▸ **Work instructions**
Can you write out every line from the start of the records below through the line containing "-23.2, -26.7, -31.8]", leaving out any pictures?

[start of Entries shown]

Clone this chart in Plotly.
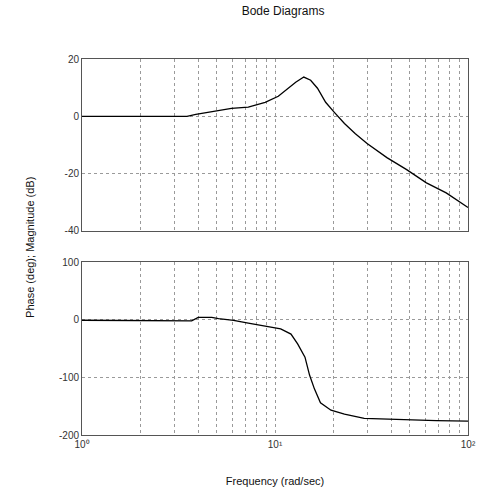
import plotly.graph_objects as go

# Frequency (rad/sec) points
freq_mag = [1.0, 2.0, 3.5, 3.89, 4.70, 5.95, 7.27, 8.89, 10.4, 11.7, 12.8, 14.1, 15.3,
            16.6, 18.3, 20.3, 22.9, 26.0, 30.0, 38.0, 48.1, 60.9, 77.1, 100.0]
mag_db = [0.0, 0.0, 0.0, 0.7, 1.75, 2.8, 3.2, 4.9, 7.0, 9.8, 11.9, 13.7, 12.6,
          9.8, 4.9, 1.4, -2.5, -6.0, -9.5, -14.4, -18.6, -23.2, -26.7, -31.8]

freq_ph = [1.0, 2.0, 3.3, 3.7, 4.0, 4.7, 5.1, 6.1, 7.27, 8.89, 10.7, 12.1, 13.1, 14.3,
           15.1, 16.0, 17.2, 19.5, 22.9, 29.0, 42.7, 68.6, 100.0]
phase_deg = [-1.0, -1.0, -1.0, -2.0, 4.0, 4.0, 2.0, -1.0, -6.0, -11.0, -16.0, -25.0,
             -42.0, -65.0, -96.0, -120.0, -144.0, -157.0, -164.0, -171.0, -173.0, -175.0, -176.0]

mag_ticks = [20, 0, -20, -40]
phase_ticks = [100, 0, -100, -200]
decade_vals = [1, 10, 100]
decade_text = ["10\u2070", "10\u00b9", "10\u00b2"]
minor_vals = [m * d for d in (1, 10) for m in range(2, 10)]

FONT = "Liberation Sans, Arial, sans-serif"

fig = go.Figure()
fig.add_trace(go.Scatter(x=freq_mag, y=mag_db, mode="lines", line=dict(color="black", width=1.3),
                         xaxis="x", yaxis="y", showlegend=False))
fig.add_trace(go.Scatter(x=freq_ph, y=phase_deg, mode="lines", line=dict(color="black", width=1.3),
                         xaxis="x2", yaxis="y2", showlegend=False))

axfont = dict(family=FONT, size=10, color="#333")
gridc = "#9a9a9a"
common_x = dict(type="log", range=[0, 2], showline=True, linecolor="#555", linewidth=1, mirror=True,
                showgrid=True, gridcolor=gridc, griddash="dot", gridwidth=1,
                tickmode="array", tickvals=decade_vals, ticktext=decade_text,
                ticks="", zeroline=False, tickfont=axfont,
                minor=dict(tickmode="array", tickvals=minor_vals, showgrid=True,
                           gridcolor=gridc, griddash="dot", gridwidth=1, ticks=""))
common_y = dict(showline=True, linecolor="#555", linewidth=1, mirror=True,
                showgrid=True, gridcolor=gridc, griddash="dot", gridwidth=1,
                ticks="", zeroline=False, tickfont=axfont)

fig.update_layout(
    width=488, height=498,
    paper_bgcolor="white", plot_bgcolor="white",
    margin=dict(l=82, r=14, t=59, b=63),
    title=dict(text="Bode Diagrams", x=0.58, xanchor="center", y=0.978, yanchor="middle",
               font=dict(family=FONT, size=12, color="#111")),
    xaxis=dict(common_x, domain=[0, 1], anchor="y", showticklabels=False),
    yaxis=dict(common_y, domain=[0.5426, 1], range=[-40, 20], tickvals=mag_ticks,
               ticktext=[str(v) for v in mag_ticks]),
    xaxis2=dict(common_x, domain=[0, 1], anchor="y2",
                title=dict(text="Frequency (rad/sec)", standoff=28,
                           font=dict(family=FONT, size=11, color="#111"))),
    yaxis2=dict(common_y, domain=[0, 0.460], range=[-200, 100], tickvals=phase_ticks,
                ticktext=[str(v) for v in phase_ticks]),
    annotations=[dict(text="Phase (deg); Magnitude (dB)", textangle=-90, xref="paper", yref="paper",
                      x=-0.135, y=0.5, xanchor="center", yanchor="middle", showarrow=False,
                      font=dict(family=FONT, size=11, color="#111"))],
)

fig.write_html("out.html", config={"displayModeBar": False},
               post_script="document.body.style.margin='0';")
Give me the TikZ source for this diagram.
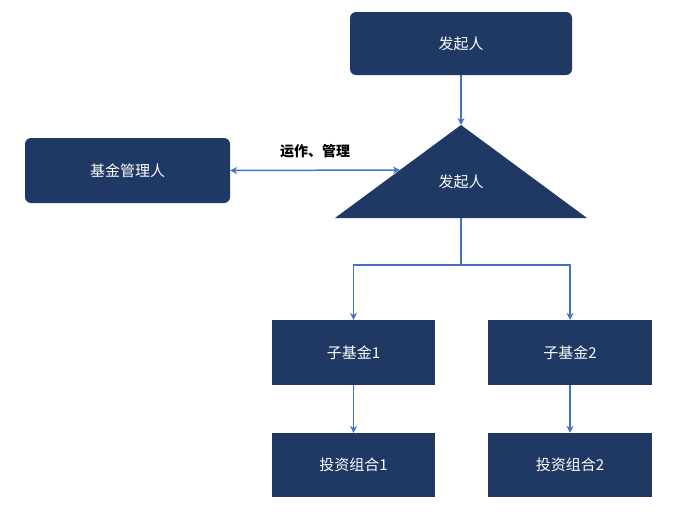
\documentclass[tikz,border=0pt]{standalone}
\usepackage{fontspec}
\setmainfont{Noto Sans CJK SC}
\usetikzlibrary{arrows.meta}
\definecolor{navy}{HTML}{1F3864}
\definecolor{ablue}{HTML}{4472C4}
\begin{document}
\begin{tikzpicture}[x=1pt,y=-1pt,
  box/.style={fill=navy,text=white,font=\fontsize{15}{18}\selectfont,inner sep=0pt},
  conn/.style={draw=ablue,line width=1.5pt,-{Stealth[length=7pt,width=7pt]}}]
\useasboundingbox (0,0) rectangle (682,517);
\node[box,rounded corners=6pt,minimum width=222pt,minimum height=63pt] (top) at (461,43.5) {发起人};
\node[box,rounded corners=6pt,minimum width=205pt,minimum height=65pt] (mgr) at (127.5,170.5) {基金管理人};
\fill[navy] (461,125) coordinate (apex) -- (587,218) -- (335,218) -- cycle;
\node[text=white,font=\fontsize{15}{18}\selectfont] (tri) at (461,182) {发起人};
\coordinate (base) at (461,218);
\coordinate (tleft) at (400,170);
\node[box,minimum width=163pt,minimum height=65pt] (f1) at (353.5,352.5) {子基金1};
\node[box,minimum width=164pt,minimum height=65pt] (f2) at (570,352.5) {子基金2};
\node[box,minimum width=163pt,minimum height=64pt] (p1) at (353.5,465) {投资组合1};
\node[box,minimum width=164pt,minimum height=64pt] (p2) at (570,465) {投资组合2};
\draw[conn] (top.south) -- (apex);
\draw[conn,{Stealth[length=7pt,width=7pt]}-{Stealth[length=7pt,width=7pt]}] (mgr.east) -- (tleft);
\node[font=\bfseries\fontsize{14}{16}\selectfont] (lbl) at (315,151) {运作、管理};
\coordinate (split) at (461,265);
\draw[draw=ablue,line width=1.5pt] (base) -- (split);
\draw[conn] (split) -| (f1.north);
\draw[conn] (split) -| (f2.north);
\draw[conn] (f1.south) -- (p1.north);
\draw[conn] (f2.south) -- (p2.north);
\end{tikzpicture}
\end{document}
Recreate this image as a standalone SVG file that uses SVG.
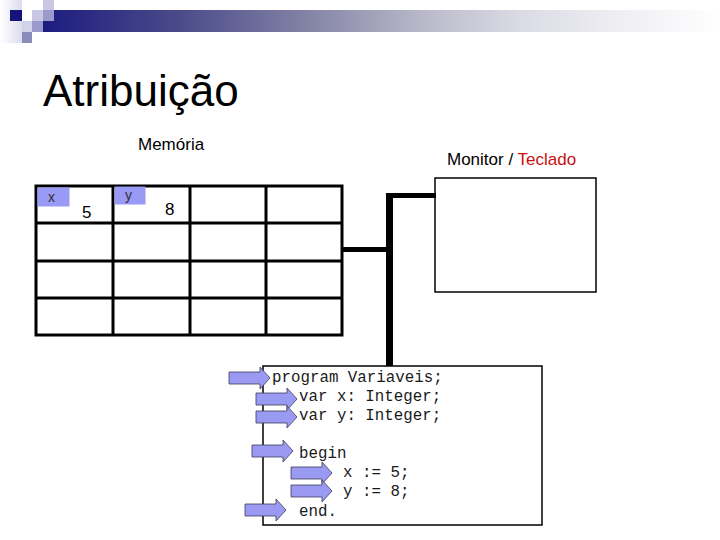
<svg xmlns="http://www.w3.org/2000/svg" width="720" height="540" viewBox="0 0 720 540">
<defs>
<linearGradient id="bar" x1="0" y1="0" x2="1" y2="0">
<stop offset="0" stop-color="#1c1c80"/>
<stop offset="0.2" stop-color="#4a4a8a"/>
<stop offset="0.4" stop-color="#8686a8"/>
<stop offset="0.55" stop-color="#b6b6c8"/>
<stop offset="0.7" stop-color="#dadae4"/>
<stop offset="0.85" stop-color="#eeeef3"/>
<stop offset="1" stop-color="#ffffff"/>
</linearGradient>
<linearGradient id="fade" x1="0" y1="0" x2="1" y2="0">
<stop offset="0" stop-color="#ffffff"/>
<stop offset="1" stop-color="#dcdcee"/>
</linearGradient>
<path id="arr" d="M-41,-6 H-10 V-11 L0,0 L-10,11 V6 H-41 Z"/>
</defs>
<style>
.grid{fill:none;stroke:#000;stroke-width:3}
.lbl{fill:#9999f6}
.sans{font-family:"Liberation Sans",Arial,sans-serif}
.mono{font-family:"Liberation Mono","Courier New",monospace;font-size:15.8px;fill:#1a1a1a}
.box{fill:#fff;stroke:#000;stroke-width:1.5}
.bus{stroke:#000;fill:none}
.arrow{fill:#9a9af2;stroke:#3a3a5a;stroke-width:0.8}
</style>
<rect width="720" height="540" fill="#fff"/>
<g id="header">
<rect x="0" y="0" width="22" height="43" fill="url(#fade)"/>
<rect x="43" y="10" width="677" height="22" fill="url(#bar)"/>
<rect x="10" y="10" width="12" height="11" fill="#14147a"/>
<rect x="43" y="0" width="11" height="10" fill="#c8c8e4"/>
<rect x="32" y="10" width="11" height="11" fill="#c8c8e4"/>
<rect x="43" y="10" width="11" height="11" fill="#9a9acb"/>
<rect x="22" y="21" width="10" height="11" fill="#d2d2ea"/>
<rect x="32" y="21" width="11" height="11" fill="#9a9acb"/>
<rect x="22" y="32" width="10" height="11" fill="#8a8abb"/>
</g>
<g id="title">
<text x="43" y="106" class="sans" font-size="44" fill="#000">Atribuição</text>
</g>
<g id="memory">
<text x="138" y="150" class="sans" font-size="17" fill="#000">Memória</text>
<rect x="36" y="186" width="306" height="149" class="grid"/>
<path class="grid" d="M113,186 V335 M190,186 V335 M266,186 V335 M36,223 H342 M36,261 H342 M36,298 H342"/>
<rect x="37.5" y="187.5" width="32" height="19" class="lbl"/>
<text x="48" y="202" class="sans" font-size="14" fill="#333">x</text>
<rect x="114.5" y="186.5" width="31" height="18" class="lbl"/>
<text x="125" y="200" class="sans" font-size="14" fill="#333">y</text>
<text x="82" y="218" class="sans" font-size="17" fill="#000">5</text>
<text x="165" y="215" class="sans" font-size="17" fill="#000">8</text>
</g>
<g id="monitor">
<text x="447" y="165" class="sans" font-size="17" fill="#000">Monitor / <tspan fill="#c81010">Teclado</tspan></text>
<rect x="435" y="178" width="161" height="114" class="box"/>
</g>
<g id="connectors">
<path class="bus" stroke-width="5" d="M342,249.5 H390"/>
<path class="bus" stroke-width="5" d="M387,195.5 H436"/>
<path class="bus" stroke-width="7" d="M389.5,193 V367"/>
</g>
<g id="code">
<rect x="263" y="366" width="279" height="159" class="box"/>
<text class="mono" x="272" y="382">program Variaveis;</text>
<text class="mono" x="299" y="401">var x: Integer;</text>
<text class="mono" x="299" y="420">var y: Integer;</text>
<text class="mono" x="299" y="458">begin</text>
<text class="mono" x="343" y="477">x := 5;</text>
<text class="mono" x="343" y="496">y := 8;</text>
<text class="mono" x="299" y="516">end.</text>
<use href="#arr" class="arrow" transform="translate(270,378)"/>
<use href="#arr" class="arrow" transform="translate(297,399)"/>
<use href="#arr" class="arrow" transform="translate(297,417)"/>
<use href="#arr" class="arrow" transform="translate(293,451)"/>
<use href="#arr" class="arrow" transform="translate(332,473)"/>
<use href="#arr" class="arrow" transform="translate(332,491)"/>
<use href="#arr" class="arrow" transform="translate(286,510)"/>
</g>
</svg>
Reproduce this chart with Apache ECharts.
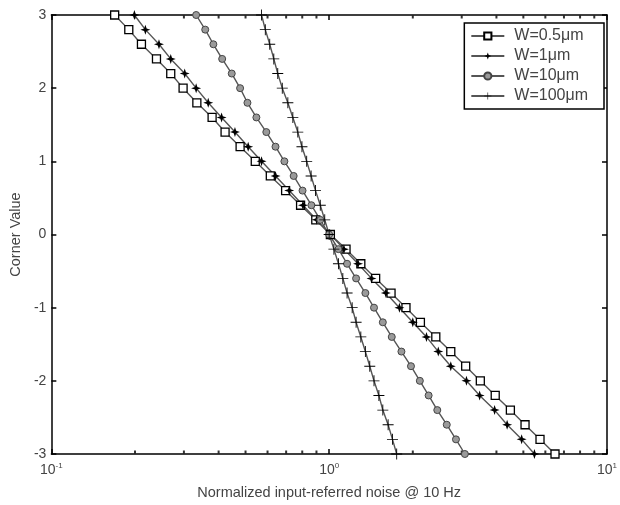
<!DOCTYPE html>
<html>
<head>
<meta charset="utf-8">
<script src="https://cdn.jsdelivr.net/npm/echarts@6/dist/echarts.min.js"></script>
<style>
  html, body { margin: 0; padding: 0; background: #fff; }
  #main { width: 620px; height: 505px; }
</style>
</head>
<body>
<div id="main"></div>
<script>
// corner values, top to bottom
const cornerValues = [3, 2.8, 2.6, 2.4, 2.2, 2, 1.8, 1.6, 1.4, 1.2, 1, 0.8, 0.6, 0.4, 0.2, 0,
  -0.2, -0.4, -0.6, -0.8, -1, -1.2, -1.4, -1.6, -1.8, -2, -2.2, -2.4, -2.6, -2.8, -3]

// normalized noise for each width
const noiseW05 = [0.169, 0.190, 0.211, 0.239, 0.269, 0.298, 0.334, 0.379, 0.422, 0.478, 0.542,
  0.614, 0.697, 0.789, 0.895, 1.01, 1.15, 1.30, 1.47, 1.67, 1.89, 2.13, 2.42, 2.74, 3.10,
  3.50, 3.96, 4.49, 5.07, 5.74, 6.50]
const noiseW1 = [0.199, 0.218, 0.244, 0.269, 0.302, 0.332, 0.367, 0.410, 0.458, 0.511, 0.571,
  0.641, 0.718, 0.805, 0.902, 1.01, 1.13, 1.27, 1.42, 1.60, 1.79, 2.00, 2.24, 2.47, 2.74,
  3.12, 3.48, 3.94, 4.37, 4.93, 5.48]
const noiseW10 = [0.332, 0.358, 0.383, 0.412, 0.446, 0.478, 0.508, 0.547, 0.594, 0.641, 0.690,
  0.745, 0.802, 0.863, 0.929, 1.00, 1.08, 1.16, 1.25, 1.35, 1.45, 1.56, 1.68, 1.82, 1.97,
  2.12, 2.28, 2.45, 2.65, 2.86, 3.08]
const noiseW100 = [0.571, 0.589, 0.611, 0.632, 0.653, 0.678, 0.710, 0.740, 0.771, 0.798, 0.830,
  0.861, 0.893, 0.929, 0.964, 1.00, 1.04, 1.08, 1.12, 1.16, 1.21, 1.25, 1.30, 1.35, 1.40,
  1.45, 1.51, 1.56, 1.63, 1.69, 1.75]

const seriesNames = ['W=0.5μm', 'W=1μm', 'W=10μm', 'W=100μm']
const yTicks = [-3, -2, -1, 0, 1, 2, 3]
const minorTicksX = [0.2, 0.3, 0.4, 0.5, 0.6, 0.7, 0.8, 0.9, 2, 3, 4, 5, 6, 7, 8, 9]

const chart = echarts.init(document.getElementById('main'))

const pairs = function(xs) {
  return xs.map((x, i) => [x, cornerValues[i]])
}

const starPath = 'path://M0,-10 L2.5,-2.5 L10,0 L2.5,2.5 L0,10 L-2.5,2.5 L-10,0 L-2.5,-2.5 Z'
const plusPath = 'path://M-0.8,-10 H0.8 V-0.8 H10 V0.8 H0.8 V10 H-0.8 V0.8 H-10 V-0.8 H-0.8 Z'

const lineStyle = { color: '#555', width: 1.4 }
const textColor = '#444'
const font = 'Liberation Sans, Arial, sans-serif'

const supLabel = function(v) {
  const p = Math.round(Math.log10(v))
  return '{b|10}{s|' + p + '}'
}

const axisX = function(pos, showLabel) {
  return {
    type: 'log',
    logBase: 10,
    min: 0.1,
    max: 10,
    position: pos,
    name: showLabel ? 'Normalized input-referred noise @ 10 Hz' : '',
    nameLocation: 'middle',
    nameGap: 31,
    nameTextStyle: { color: textColor, fontSize: 14.5, fontFamily: font },
    axisLine: { show: true, onZero: false, lineStyle: { color: '#000', width: 1.5 } },
    axisTick: { show: true, inside: true, length: 5, lineStyle: { color: '#000', width: 1.5 } },
    minorTick: { show: false },
    splitLine: { show: false },
    axisLabel: {
      show: showLabel,
      margin: 8,
      formatter: supLabel,
      rich: {
        b: { fontSize: 14, color: textColor, fontFamily: font },
        s: { fontSize: 8, color: textColor, fontFamily: font, verticalAlign: 'top', padding: [0, 0, 8, 0] }
      }
    }
  }
}

const axisY = function(pos, showLabel) {
  return {
    type: 'value',
    min: -3,
    max: 3,
    interval: 1,
    position: pos,
    name: showLabel ? 'Corner Value' : '',
    nameLocation: 'middle',
    nameGap: 25,
    nameTextStyle: { color: textColor, fontSize: 14.5, fontFamily: font },
    axisLine: { show: true, onZero: false, lineStyle: { color: '#000', width: 1.5 } },
    axisTick: { show: true, inside: true, length: 5, lineStyle: { color: '#000', width: 1.5 } },
    splitLine: { show: false },
    axisLabel: {
      show: showLabel,
      margin: 5,
      color: textColor,
      fontSize: 14,
      fontFamily: font,
      formatter: function(v) { return yTicks.indexOf(v) >= 0 ? String(v) : '' }
    }
  }
}

const optionData = {
  animation: false,
  backgroundColor: '#fff',
  grid: { left: 50, right: 11, top: 15, bottom: 50 },
  legend: {
    orient: 'vertical',
    right: 16,
    top: 23,
    data: seriesNames,
    backgroundColor: '#fff',
    borderColor: '#000',
    borderWidth: 1.5,
    padding: [5, 16, 5, 6],
    itemWidth: 33,
    itemHeight: 9,
    itemGap: 4,
    textStyle: { color: textColor, fontSize: 16, fontFamily: font, padding: [0, 0, 0, 5] }
  },
  xAxis: [axisX('bottom', true), axisX('top', false)],
  yAxis: [axisY('left', true), axisY('right', false)],
  series: [
    {
      name: seriesNames[0],
      type: 'line',
      data: pairs(noiseW05),
      symbol: 'rect',
      symbolSize: 8,
      lineStyle: lineStyle,
      itemStyle: { color: '#fff', borderColor: '#000', borderWidth: 1.3 },
      z: 4
    },
    {
      name: seriesNames[1],
      type: 'line',
      data: pairs(noiseW1),
      symbol: starPath,
      symbolSize: 10,
      lineStyle: lineStyle,
      itemStyle: { color: '#000' },
      z: 4
    },
    {
      name: seriesNames[2],
      type: 'line',
      data: pairs(noiseW10),
      symbol: 'circle',
      symbolSize: 7,
      lineStyle: lineStyle,
      itemStyle: { color: '#9a9a9a', borderColor: '#444', borderWidth: 1 },
      z: 4
    },
    {
      name: seriesNames[3],
      type: 'line',
      data: pairs(noiseW100),
      symbol: plusPath,
      symbolSize: 11,
      lineStyle: lineStyle,
      itemStyle: { color: '#000' },
      z: 4
    },
    // minor log ticks on the bottom and top frame
    {
      type: 'scatter',
      data: minorTicksX.map(x => [x, -3]),
      symbol: 'rect',
      symbolSize: [2, 3],
      symbolOffset: [0, -2],
      itemStyle: { color: '#000' },
      silent: true,
      z: 3
    },
    {
      type: 'scatter',
      data: minorTicksX.map(x => [x, 3]),
      symbol: 'rect',
      symbolSize: [2, 3],
      symbolOffset: [0, 2],
      itemStyle: { color: '#000' },
      silent: true,
      z: 3
    }
  ]
}

chart.setOption(optionData)
</script>
</body>
</html>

[end of Entries shown]

▸ **Response to this task**
Clone this chart in Plotly.
import plotly.graph_objects as go

# Frequency (rad/sec) points
freq_mag = [1.0, 2.0, 3.5, 3.89, 4.70, 5.95, 7.27, 8.89, 10.4, 11.7, 12.8, 14.1, 15.3,
            16.6, 18.3, 20.3, 22.9, 26.0, 30.0, 38.0, 48.1, 60.9, 77.1, 100.0]
mag_db = [0.0, 0.0, 0.0, 0.7, 1.75, 2.8, 3.2, 4.9, 7.0, 9.8, 11.9, 13.7, 12.6,
          9.8, 4.9, 1.4, -2.5, -6.0, -9.5, -14.4, -18.6, -23.2, -26.7, -31.8]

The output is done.